Much like with the sudden public resurgence Steven
Soderbergh’s Contagion has experienced, this feature’s moment of trending recently makes a depressing level of sense.
An ostensibly straight-forward Spanish feature that uses architecture to
portray class divide; what separates those higher from those lower, using food
as the primary political symbol, similar to The Cook, The Thief, His Wife &
Her Lover. This has been a world of dietary inequality long before everything went
into lockdown, but now that we’re in the midst of fearful hoarding of food to
last out the potential months this shit could carry on for, it reaches a
particular level of poignancy in the current climate.
The premise itself is fairly rudimentary, but its true
genius comes in the little things. Things like how the inmates of the giant
tower the film is set in get shuffled around between floors, sometimes ending
up near the top or near the bottom seemingly at random. Even for the financially
stable, this should ring true; one month, you’ve got more than enough to last
till the next paycheck, but then the next, some unexpected expense brings you
closer to the red. And that’s if you’re even lucky enough to have regular pay
in the first place, which given our current situation is the kind of luck fewer
people have than seemingly ever before.
But what makes social inequality truly suck the big
one isn’t simply the conditions that create it. True, seeing so many people
basically in a lottery on which level they end up each month, and in turn how
much food they can get from the titular Platform, is pretty fucking dire… but
that’s not even the worst of it. That comes with the attitude that these
conditions engender; the notion that the odds are stacked up against them, and
that they’ve already been subjected to the cruelty of others, so they see no
reason not to pay it forward, as it were. ‘The world treated me like shit, so
I’ll return the favour’.
It’s a thought pattern that is unfortunately understandable,
as it’s not easy to extend kindness to others when you haven’t been shown any
yourself… but it’s also one that only serves to perpetuate the suffering. It’s
a domino effect that will only engender more of the same, ensuring that this
unjust system remains as it is. And even for those wanting to change things,
that’s easier said than done; people tend to be the problem with every attempt
at political revolution. But as we watch new prisoner Goreng as he learns the
mechanics of the Platform, a true revolutionary spirit makes itself known. As
much informed by Communist doctrine as he is by Don Quixote, he embodies the
tortured but altruistic heart of the film.

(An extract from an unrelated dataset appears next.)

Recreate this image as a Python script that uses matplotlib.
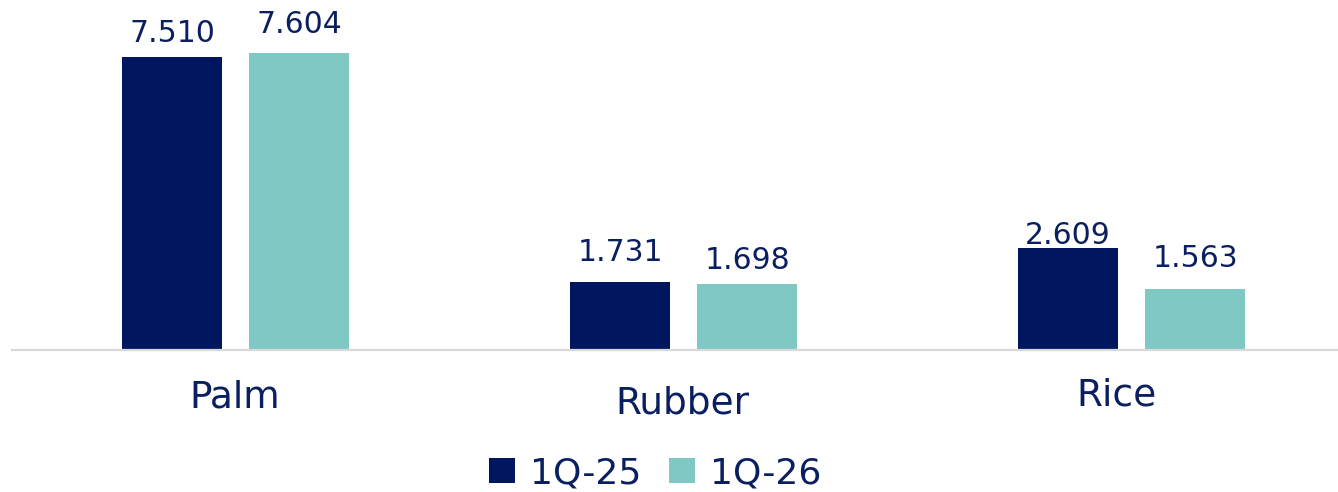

This is the best kind of high-concept storytelling, to the
point where I find myself yet again far more intrigued by the ideas presented
than by any sort of technical detail. It really is that engrossing and
gave me a lot of think about regarding social solidarity and the obstacles in
its way, and I’ll even admit to being surprised that a concept this
simple could unravel into something so mesmerising in its detail.